▶ _SUPPLIED MATERIAL_
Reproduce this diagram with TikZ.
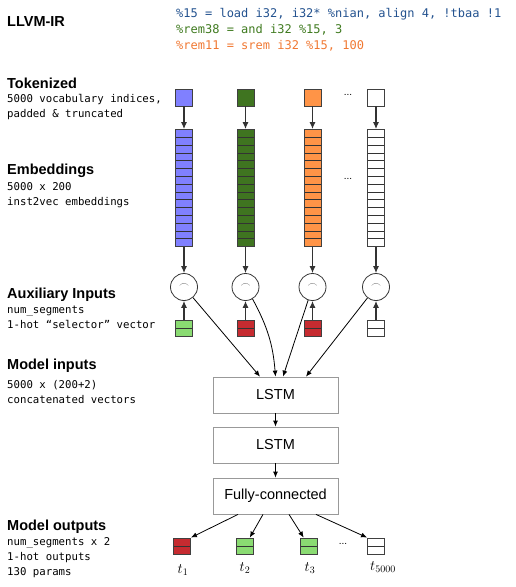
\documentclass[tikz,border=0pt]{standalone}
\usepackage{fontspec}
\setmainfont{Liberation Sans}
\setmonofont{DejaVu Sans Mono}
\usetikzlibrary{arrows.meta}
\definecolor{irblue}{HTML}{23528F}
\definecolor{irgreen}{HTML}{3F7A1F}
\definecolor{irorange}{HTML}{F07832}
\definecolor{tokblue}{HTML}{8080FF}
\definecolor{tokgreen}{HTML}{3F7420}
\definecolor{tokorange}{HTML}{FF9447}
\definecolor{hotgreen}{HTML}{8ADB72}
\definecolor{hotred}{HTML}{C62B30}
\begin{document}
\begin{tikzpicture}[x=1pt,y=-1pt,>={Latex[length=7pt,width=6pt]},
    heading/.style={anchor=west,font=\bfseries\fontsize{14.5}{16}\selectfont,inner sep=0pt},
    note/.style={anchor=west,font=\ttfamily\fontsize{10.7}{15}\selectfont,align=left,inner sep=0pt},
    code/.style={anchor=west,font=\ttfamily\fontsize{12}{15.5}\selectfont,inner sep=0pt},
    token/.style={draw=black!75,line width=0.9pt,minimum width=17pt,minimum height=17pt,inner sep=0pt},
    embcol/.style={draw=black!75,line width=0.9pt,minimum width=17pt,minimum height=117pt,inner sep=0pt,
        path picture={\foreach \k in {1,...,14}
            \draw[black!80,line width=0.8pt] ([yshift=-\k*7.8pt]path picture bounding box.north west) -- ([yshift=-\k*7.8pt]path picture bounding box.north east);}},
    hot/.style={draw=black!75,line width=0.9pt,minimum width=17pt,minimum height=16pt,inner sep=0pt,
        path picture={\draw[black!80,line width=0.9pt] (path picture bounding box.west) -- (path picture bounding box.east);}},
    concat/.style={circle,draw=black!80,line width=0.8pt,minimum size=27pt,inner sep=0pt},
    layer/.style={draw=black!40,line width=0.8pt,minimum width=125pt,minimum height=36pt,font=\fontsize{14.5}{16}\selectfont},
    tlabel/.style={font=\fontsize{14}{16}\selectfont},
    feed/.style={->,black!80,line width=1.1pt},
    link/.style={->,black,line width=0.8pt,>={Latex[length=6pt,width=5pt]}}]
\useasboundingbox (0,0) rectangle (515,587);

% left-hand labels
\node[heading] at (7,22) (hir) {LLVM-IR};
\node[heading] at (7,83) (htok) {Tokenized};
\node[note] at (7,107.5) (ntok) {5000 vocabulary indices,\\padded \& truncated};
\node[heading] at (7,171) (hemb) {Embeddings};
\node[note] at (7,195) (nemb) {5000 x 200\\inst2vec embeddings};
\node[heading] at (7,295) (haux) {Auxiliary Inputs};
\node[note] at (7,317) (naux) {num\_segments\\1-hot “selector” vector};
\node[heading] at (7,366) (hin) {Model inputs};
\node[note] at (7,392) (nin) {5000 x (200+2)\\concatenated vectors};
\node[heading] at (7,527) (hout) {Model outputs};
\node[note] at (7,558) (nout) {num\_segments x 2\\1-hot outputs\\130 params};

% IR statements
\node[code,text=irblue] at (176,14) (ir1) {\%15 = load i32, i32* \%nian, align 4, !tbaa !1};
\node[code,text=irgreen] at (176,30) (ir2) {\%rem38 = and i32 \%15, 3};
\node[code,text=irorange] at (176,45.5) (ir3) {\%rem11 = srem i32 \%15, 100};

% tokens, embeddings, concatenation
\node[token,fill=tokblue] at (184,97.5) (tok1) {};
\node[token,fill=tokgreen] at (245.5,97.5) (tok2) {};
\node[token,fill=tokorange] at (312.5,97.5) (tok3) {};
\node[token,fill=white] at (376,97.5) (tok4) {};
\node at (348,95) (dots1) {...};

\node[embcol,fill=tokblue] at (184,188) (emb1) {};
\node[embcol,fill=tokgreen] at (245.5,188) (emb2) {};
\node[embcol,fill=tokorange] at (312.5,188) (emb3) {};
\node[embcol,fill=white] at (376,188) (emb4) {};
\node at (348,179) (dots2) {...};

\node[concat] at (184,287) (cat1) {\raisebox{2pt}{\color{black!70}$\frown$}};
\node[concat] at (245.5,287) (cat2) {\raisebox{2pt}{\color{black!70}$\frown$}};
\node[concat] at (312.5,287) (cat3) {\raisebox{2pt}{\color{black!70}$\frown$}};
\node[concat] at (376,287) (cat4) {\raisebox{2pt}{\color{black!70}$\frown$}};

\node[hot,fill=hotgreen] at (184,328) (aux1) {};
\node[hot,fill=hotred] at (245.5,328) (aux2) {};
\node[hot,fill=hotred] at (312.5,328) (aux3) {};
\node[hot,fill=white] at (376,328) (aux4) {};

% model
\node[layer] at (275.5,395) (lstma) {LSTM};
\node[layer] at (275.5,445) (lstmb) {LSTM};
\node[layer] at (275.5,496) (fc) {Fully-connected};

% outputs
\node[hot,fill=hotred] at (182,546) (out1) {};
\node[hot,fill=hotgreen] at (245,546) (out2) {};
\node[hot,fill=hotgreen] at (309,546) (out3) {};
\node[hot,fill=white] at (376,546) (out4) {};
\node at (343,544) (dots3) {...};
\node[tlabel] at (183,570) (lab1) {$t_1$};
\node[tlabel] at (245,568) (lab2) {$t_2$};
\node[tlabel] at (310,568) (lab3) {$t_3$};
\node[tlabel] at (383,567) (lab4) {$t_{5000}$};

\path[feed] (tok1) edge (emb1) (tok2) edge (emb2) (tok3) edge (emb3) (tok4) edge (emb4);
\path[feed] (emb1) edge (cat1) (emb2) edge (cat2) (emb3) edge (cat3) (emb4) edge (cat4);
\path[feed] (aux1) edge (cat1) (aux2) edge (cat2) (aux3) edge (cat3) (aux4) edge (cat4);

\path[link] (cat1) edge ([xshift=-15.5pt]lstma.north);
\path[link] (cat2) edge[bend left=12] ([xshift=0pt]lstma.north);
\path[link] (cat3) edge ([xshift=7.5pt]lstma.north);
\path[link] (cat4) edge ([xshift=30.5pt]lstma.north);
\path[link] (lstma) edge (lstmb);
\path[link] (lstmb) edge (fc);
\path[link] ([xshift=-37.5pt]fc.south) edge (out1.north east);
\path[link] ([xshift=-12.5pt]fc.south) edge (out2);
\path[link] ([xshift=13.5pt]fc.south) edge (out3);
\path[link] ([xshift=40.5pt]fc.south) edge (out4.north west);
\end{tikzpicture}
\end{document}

▶ _THE EXERCISE_
Your task is an exact transcription of all the data, minus the pictures.

▶ _TASK SOLUTION_
Reproduce this diagram with TikZ.
\documentclass[tikz,border=0pt]{standalone}
\usepackage{fontspec}
\setmainfont{Liberation Sans}
\setmonofont{DejaVu Sans Mono}
\usetikzlibrary{arrows.meta}
\definecolor{irblue}{HTML}{23528F}
\definecolor{irgreen}{HTML}{3F7A1F}
\definecolor{irorange}{HTML}{F07832}
\definecolor{tokblue}{HTML}{8080FF}
\definecolor{tokgreen}{HTML}{3F7420}
\definecolor{tokorange}{HTML}{FF9447}
\definecolor{hotgreen}{HTML}{8ADB72}
\definecolor{hotred}{HTML}{C62B30}
\begin{document}
\begin{tikzpicture}[x=1pt,y=-1pt,>={Latex[length=7pt,width=6pt]},
    heading/.style={anchor=west,font=\bfseries\fontsize{14.5}{16}\selectfont,inner sep=0pt},
    note/.style={anchor=west,font=\ttfamily\fontsize{10.7}{15}\selectfont,align=left,inner sep=0pt},
    code/.style={anchor=west,font=\ttfamily\fontsize{12}{15.5}\selectfont,inner sep=0pt},
    token/.style={draw=black!75,line width=0.9pt,minimum width=17pt,minimum height=17pt,inner sep=0pt},
    embcol/.style={draw=black!75,line width=0.9pt,minimum width=17pt,minimum height=117pt,inner sep=0pt,
        path picture={\foreach \k in {1,...,14}
            \draw[black!80,line width=0.8pt] ([yshift=-\k*7.8pt]path picture bounding box.north west) -- ([yshift=-\k*7.8pt]path picture bounding box.north east);}},
    hot/.style={draw=black!75,line width=0.9pt,minimum width=17pt,minimum height=16pt,inner sep=0pt,
        path picture={\draw[black!80,line width=0.9pt] (path picture bounding box.west) -- (path picture bounding box.east);}},
    concat/.style={circle,draw=black!80,line width=0.8pt,minimum size=27pt,inner sep=0pt},
    layer/.style={draw=black!40,line width=0.8pt,minimum width=125pt,minimum height=36pt,font=\fontsize{14.5}{16}\selectfont},
    tlabel/.style={font=\fontsize{14}{16}\selectfont},
    feed/.style={->,black!80,line width=1.1pt},
    link/.style={->,black,line width=0.8pt,>={Latex[length=6pt,width=5pt]}}]
\useasboundingbox (0,0) rectangle (515,587);

% left-hand labels
\node[heading] at (7,22) (hir) {LLVM-IR};
\node[heading] at (7,83) (htok) {Tokenized};
\node[note] at (7,107.5) (ntok) {5000 vocabulary indices,\\padded \& truncated};
\node[heading] at (7,171) (hemb) {Embeddings};
\node[note] at (7,195) (nemb) {5000 x 200\\inst2vec embeddings};
\node[heading] at (7,295) (haux) {Auxiliary Inputs};
\node[note] at (7,317) (naux) {num\_segments\\1-hot “selector” vector};
\node[heading] at (7,366) (hin) {Model inputs};
\node[note] at (7,392) (nin) {5000 x (200+2)\\concatenated vectors};
\node[heading] at (7,527) (hout) {Model outputs};
\node[note] at (7,558) (nout) {num\_segments x 2\\1-hot outputs\\130 params};

% IR statements
\node[code,text=irblue] at (176,14) (ir1) {\%15 = load i32, i32* \%nian, align 4, !tbaa !1};
\node[code,text=irgreen] at (176,30) (ir2) {\%rem38 = and i32 \%15, 3};
\node[code,text=irorange] at (176,45.5) (ir3) {\%rem11 = srem i32 \%15, 100};

% tokens, embeddings, concatenation
\node[token,fill=tokblue] at (184,97.5) (tok1) {};
\node[token,fill=tokgreen] at (245.5,97.5) (tok2) {};
\node[token,fill=tokorange] at (312.5,97.5) (tok3) {};
\node[token,fill=white] at (376,97.5) (tok4) {};
\node at (348,95) (dots1) {...};

\node[embcol,fill=tokblue] at (184,188) (emb1) {};
\node[embcol,fill=tokgreen] at (245.5,188) (emb2) {};
\node[embcol,fill=tokorange] at (312.5,188) (emb3) {};
\node[embcol,fill=white] at (376,188) (emb4) {};
\node at (348,179) (dots2) {...};

\node[concat] at (184,287) (cat1) {\raisebox{2pt}{\color{black!70}$\frown$}};
\node[concat] at (245.5,287) (cat2) {\raisebox{2pt}{\color{black!70}$\frown$}};
\node[concat] at (312.5,287) (cat3) {\raisebox{2pt}{\color{black!70}$\frown$}};
\node[concat] at (376,287) (cat4) {\raisebox{2pt}{\color{black!70}$\frown$}};

\node[hot,fill=hotgreen] at (184,328) (aux1) {};
\node[hot,fill=hotred] at (245.5,328) (aux2) {};
\node[hot,fill=hotred] at (312.5,328) (aux3) {};
\node[hot,fill=white] at (376,328) (aux4) {};

% model
\node[layer] at (275.5,395) (lstma) {LSTM};
\node[layer] at (275.5,445) (lstmb) {LSTM};
\node[layer] at (275.5,496) (fc) {Fully-connected};

% outputs
\node[hot,fill=hotred] at (182,546) (out1) {};
\node[hot,fill=hotgreen] at (245,546) (out2) {};
\node[hot,fill=hotgreen] at (309,546) (out3) {};
\node[hot,fill=white] at (376,546) (out4) {};
\node at (343,544) (dots3) {...};
\node[tlabel] at (183,570) (lab1) {$t_1$};
\node[tlabel] at (245,568) (lab2) {$t_2$};
\node[tlabel] at (310,568) (lab3) {$t_3$};
\node[tlabel] at (383,567) (lab4) {$t_{5000}$};

\path[feed] (tok1) edge (emb1) (tok2) edge (emb2) (tok3) edge (emb3) (tok4) edge (emb4);
\path[feed] (emb1) edge (cat1) (emb2) edge (cat2) (emb3) edge (cat3) (emb4) edge (cat4);
\path[feed] (aux1) edge (cat1) (aux2) edge (cat2) (aux3) edge (cat3) (aux4) edge (cat4);

\path[link] (cat1) edge ([xshift=-15.5pt]lstma.north);
\path[link] (cat2) edge[bend left=12] ([xshift=0pt]lstma.north);
\path[link] (cat3) edge ([xshift=7.5pt]lstma.north);
\path[link] (cat4) edge ([xshift=30.5pt]lstma.north);
\path[link] (lstma) edge (lstmb);
\path[link] (lstmb) edge (fc);
\path[link] ([xshift=-37.5pt]fc.south) edge (out1.north east);
\path[link] ([xshift=-12.5pt]fc.south) edge (out2);
\path[link] ([xshift=13.5pt]fc.south) edge (out3);
\path[link] ([xshift=40.5pt]fc.south) edge (out4.north west);
\end{tikzpicture}
\end{document}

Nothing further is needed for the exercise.